New low voltage lighting technology makes it easier to produce striking visual effects, aided by 3D printing technology.
Artist Martin Pierce applied his artistry and craftsmanship and to create distinctive wall lights. Three distinctive but complimentary themes form the basis of this new collection of low voltage wall lights that debuted in March 2017.
While all of Pierce’s work has an earthy organic sensibility, the inspiration for each sconce was quite specific.
When asked about the inspiration for his Dragon Egg wall sconce Pierce admitted that it, “was named tongue in cheek after the Mother of Dragons in Game of thrones and in tribute to the dragon eggs she rescues”. The gourd shape of this sconce may be egg like in outline but the fretted lace filigree when cast in stainless steel gives it a futuristic feel.
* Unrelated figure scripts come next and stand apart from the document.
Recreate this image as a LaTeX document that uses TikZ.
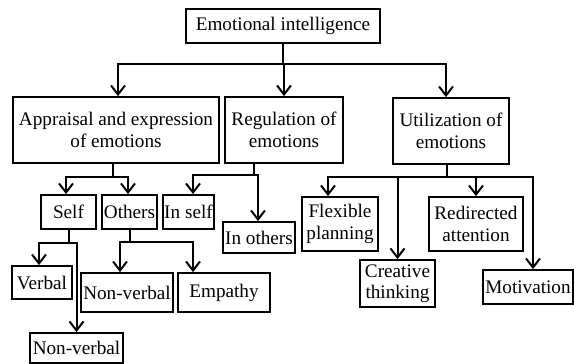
\documentclass[tikz,border=0pt]{standalone}
\usepackage{fontspec}
\setmainfont{Liberation Serif}
\usetikzlibrary{arrows.meta}
\begin{document}
\begin{tikzpicture}[x=1pt,y=-1pt,
  box/.style={draw,line width=1.8pt,inner sep=0pt,align=center,
    font=\fontsize{19.2}{21.5}\selectfont},
  conn/.style={line width=2pt},
  arr/.style={conn,-{Straight Barb[length=9pt,width=14pt]}}]
\useasboundingbox (0,0) rectangle (574,364);
% nodes
\node[box,minimum width=194pt,minimum height=34pt] (ei) at (283,26) {Emotional intelligence};
\node[box,minimum width=206pt,minimum height=66pt] (app) at (116,130) {Appraisal and expression\\of emotions};
\node[box,minimum width=118pt,minimum height=66pt] (reg) at (284,130) {Regulation of\\emotions};
\node[box,minimum width=116pt,minimum height=66pt] (util) at (451,131) {Utilization of\\emotions};
\node[box,minimum width=55pt,minimum height=34pt] (self) at (68.5,212) {Self};
\node[box,minimum width=55pt,minimum height=34pt] (oth) at (129.5,212) {Others};
\node[box,minimum width=51pt,minimum height=34pt] (inself) at (188.5,212) {In self};
\node[box,minimum width=72pt,minimum height=31pt] (inoth) at (259,237.5) {In others};
\node[box,minimum width=60pt,minimum height=33pt] (verbal) at (42,282.5) {Verbal};
\node[box,minimum width=93pt,minimum height=30pt] (nvb) at (76.5,348) {Non-verbal};
\node[box,minimum width=92pt,minimum height=39pt] (nvm) at (127,292.5) {Non-verbal};
\node[box,minimum width=92pt,minimum height=39pt] (emp) at (224,292.5) {Empathy};
\node[box,minimum width=76pt,minimum height=54pt] (flex) at (340,224) {Flexible\\planning};
\node[box,minimum width=94pt,minimum height=54pt] (redir) at (476,224) {Redirected\\attention};
\node[box,minimum width=75pt,minimum height=47pt] (creat) at (397.5,283.5) {Creative\\thinking};
\node[box,minimum width=90pt,minimum height=34pt] (motiv) at (528,287) {Motivation};
% junction levels
\coordinate (h0) at (0,64);
\coordinate (h1) at (0,177);
\coordinate (h2) at (0,175);
\coordinate (h3) at (0,177);
\coordinate (h4) at (0,243);
\coordinate (h5) at (0,242);
% top level
\coordinate (j0) at (ei.south |- h0);
\draw[conn] (ei.south) -- (j0);
\draw[arr] (j0) -| ([xshift=2pt]app.north);
\draw[arr] (j0) -| (reg.north);
\draw[arr] (j0) -| ([xshift=-5pt]util.north);
% appraisal
\coordinate (j1) at ([xshift=-3pt]app.south |- h1);
\draw[conn] ([xshift=-3pt]app.south) -- (j1);
\draw[arr] (j1) -| ([xshift=-2.5pt]self.north);
\draw[arr] (j1) -| ([xshift=-1.5pt]oth.north);
% regulation
\coordinate (j2) at ([xshift=-30pt]reg.south |- h2);
\draw[conn] ([xshift=-30pt]reg.south) -- (j2);
\draw[arr] (j2) -| ([xshift=4.5pt]inself.north);
\draw[arr] (j2) -| ([xshift=-1pt]inoth.north);
% utilization
\coordinate (j3) at ([xshift=-4pt]util.south |- h3);
\draw[conn] ([xshift=-4pt]util.south) -- (j3);
\draw[arr] (j3) -| ([xshift=-12pt]flex.north);
\draw[arr] (j3) -| (creat.north);
\draw[arr] (j3) -| (redir.north);
\draw[arr] (j3) -| ([xshift=5pt]motiv.north);
% self
\coordinate (j4) at (self.south |- h4);
\draw[conn] (self.south) -- (j4);
\draw[arr] (j4) -| ([xshift=-3pt]verbal.north);
\draw[arr] (j4) -| (nvb.north);
% others
\coordinate (j5) at (oth.south |- h5);
\draw[conn] (oth.south) -- (j5);
\draw[arr] (j5) -| ([xshift=-7pt]nvm.north);
\draw[arr] (j5) -| ([xshift=-31pt]emp.north);
\end{tikzpicture}
\end{document}
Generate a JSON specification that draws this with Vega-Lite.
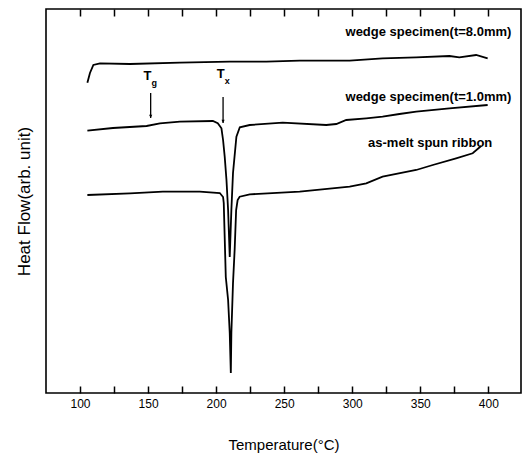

For his Floral style sconce, Pierce looked to the flora and local artistry of Granada, Spain which he had recently visited. Granada, while steeped in Moorish art work still has a thriving community of artisans and Pierce was intrigued by the work of Munira Mendonca, a respected leather craftsman who incorporates geometric shapes into her embossed leather designs. The geometry of this regional art is reflected in Pierce’s use of a 3 leaf sprig which is repeated in his bronze casting a total of 60 times and which creates a wonderful pattern of fragmented light.
The advent of small low voltage lights is also being used by Pierce to add color and light to his door handle collections. According to Pierce, this new technology has, “helped blur the line between door handles and door lighting and the small gauge of these low voltage wires makes it easier to hard wire these hybrid fixtures.” As Pierce puts it, “ If you can wire your front door for an electric lock, then why not for a color changing door handle?” While it is obviously easier to design a new door with wiring in mind, existing doors can work for this new technology if there is a channel in the door frame or a means of creating one. Power is then delivered to the door through an electric hinge or other energy transfer device and the result is a colorful artistic door handle that will not need to be charged.
It seems only fitting that Pierce turned to the new technology of 3D printing to help create his master patterns for both his Dragon Egg and Floral designs. The first pattern was made old style by Pierce who turned the gourd shape on a wood lathe. Departing from tradition, the gourd pattern was then mapped by a 3D scanner and a 3D print was made. The advantage to 3D printing was that Pierce could print the second pattern as a hollow shell. In fact two hollow shells were printed, one for his Dragon Egg sconce, the other for his Floral sconce. Pierce then hand carved each design making artistic changes as needed. "The beauty of 3D printing is that it reduces the grunt work of hollowing out patterns and leaves me fresher to carve, a task I really enjoy."
The third sconce in this collection follows in the style of Pierce’s Morphic door handles and has an oceanic Gaudi feel.
All of this company’s work is designed and made in Los Angeles using the lost wax method of casting and is cast in investment grade bronze or stainless steel.